The Bluest State has never felt so blue. Fifty years ago, Massachusetts had just helped elect its junior senator to the presidency. Two years into his presidency, John F. Kennedy enjoyed dealing with another native son, Boston pol John McCormack, as Speaker of the House. The political power of the tiny state in the country’s eastern extremity seemed boundless.
Today, the Bay State stands poised to lose yet another congressional seat—its fifth in as many decades. Massachusetts looks into the funhouse mirror and sees California or New York; reality reflects the electoral power of Tennessee or Indiana. What a difference a half-century makes.
The Royal Family of Massachusetts who rode the state’s rise has crashed with its decline. Kennedy political clout, like that of their home base, has seen better days.
Earlier this month, the Edward M. Kennedy Institute for the U.S. Senate, a Boston-based shrine to the late senator, lost out on $8.5 million in requested earmarks. Sensing the shift in political winds, Senator John Kerry and Rep. Ed Markey had already scaled down the earmark from an original request of $30 million. Though the late Senator was not known as a friend of the Department of Defense during his life, the Department of Defense has been a friend of the Senator following his death. Roughly half of the $38 million already allocated by Congress to fund the Temple of Ted has been siphoned from the defense budget. Why fund two wars when there’s another monument to the Kennedys to build?
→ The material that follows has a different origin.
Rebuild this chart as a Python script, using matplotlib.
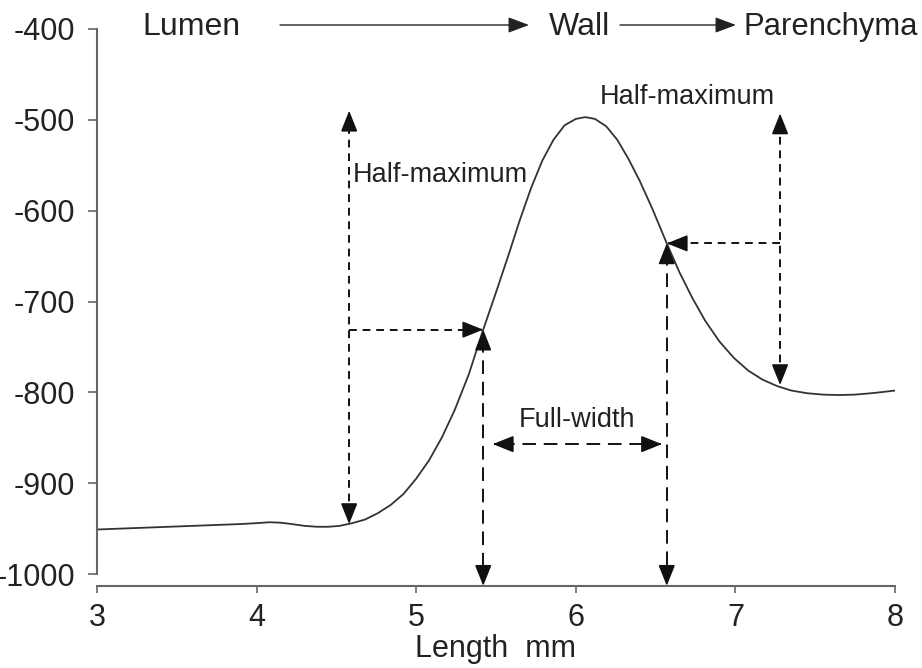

Next week will mark the first time since John F. Kennedy left the Senate to become president that a Kennedy has not sat in Congress. The Boston Globe, the local booster paper for the dynasty, marked the occasion with a “Patrick Kennedy through the Years” pictorial. Its sister publication, The New York Times, ran a mostly fawning front-page piece on the retirement of Ted Kennedy’s youngest son, whose mental illness and drug abuse overshadowed legislative accomplishment.
“This is a family that once had the presidency and two Senate seats, and they’re now down to the mayor of Santa Monica,” Darrell M. West of the Brookings Institution told the Gray Lady. “It’s a pretty dramatic fall, and it’s symbolic of the decline of liberalism.” The article also pointed out that the Kennedy father-son duo in the 111th Congress is being replaced in the 112th Congress by Tea Party favorites Ron and Rand Paul. If Scott Brown’s capture of the “Kennedy seat” wasn’t a sign of the times, then certainly the Pauls becoming the new Kennedys is.
To add injury to insult, Splash, late Senator Ted Kennedy’s pooch, passed away at thirteen (an elderly 68 in dog years) last week.
Things have gotten so bad for the Kennedys that they’re outsourcing the family business to in-laws. Vicki Kennedy, the Bayou State-bride of late Senator, is the Great Slight Hope of Massachusetts Democrats to regain the state’s only federal office held by a Republican. Entering Boston on Interstate 93, motorists are greeted with a city-funded billboard featuring Vicki Kennedy. The low-key widow’s recent high-profile appearances have left Boston Globe columnist Joan Vennochi to observe: “Vicki Kennedy is moving and shaking all over town. So, even though she insists she isn’t interested in running for the US Senate, her name comes up every time Massachusetts Democrats think about trying to beat Republican Senator Scott Brown in 2012.”
The bad December put an exclamation point not only on a bad 2010, but on a poor few decades for the Kennedys. After Chappaquiddick, the South Dakota heroin bust, and West Palm Beach’s Good Friday bacchanalia, the name just doesn’t conjure the magic it once did. The decadence, debauchery, and decline of the Kennedys remind one of The Royal Tenenbaums. Once proclaimed a “family of geniuses,” the cinematic Tenenbaums fall hard from the precipice as playwright phenoms, tennis prodigies, and teenage millionaires. Narrator Alec Baldwin informs, “Virtually all memory of the brilliance of the young Tenenbaums had been erased by two decades of betrayal, failure, and disaster.” The lines could have been written for the late boy senator and the departing boy congressman.
Mirroring the Kennedy decay is that of Massachusetts. Once a prime destination point for immigrants seeking a better life (like the Kennedy ancestors), the Bay State is now a place where many leave but few go. Even the Kennedys have followed these trends, as family members consider future runs for high office in Connecticut, Illinois, and points beyond. Massachusetts has taxed and regulated itself out of nearly half of its House seats over the course of the last century. The public-sector unions aren’t complaining. And neither are Democrats, who hold all statewide and federal offices save for Brown’s, and have held both houses of the state legislature for more than a half-century. Presiding over a weakening state strangely has its benefits.
The final month of 2010 has been a December to remember for aficionados of Kennedyana. Not only did the U.S. Census subtract a member from the congressional delegation of the onetime Kingdom of Kennedy, but Camelot also lost its last federal office.
Being a Kennedy, like being Massachusetts, just isn’t what it used to be.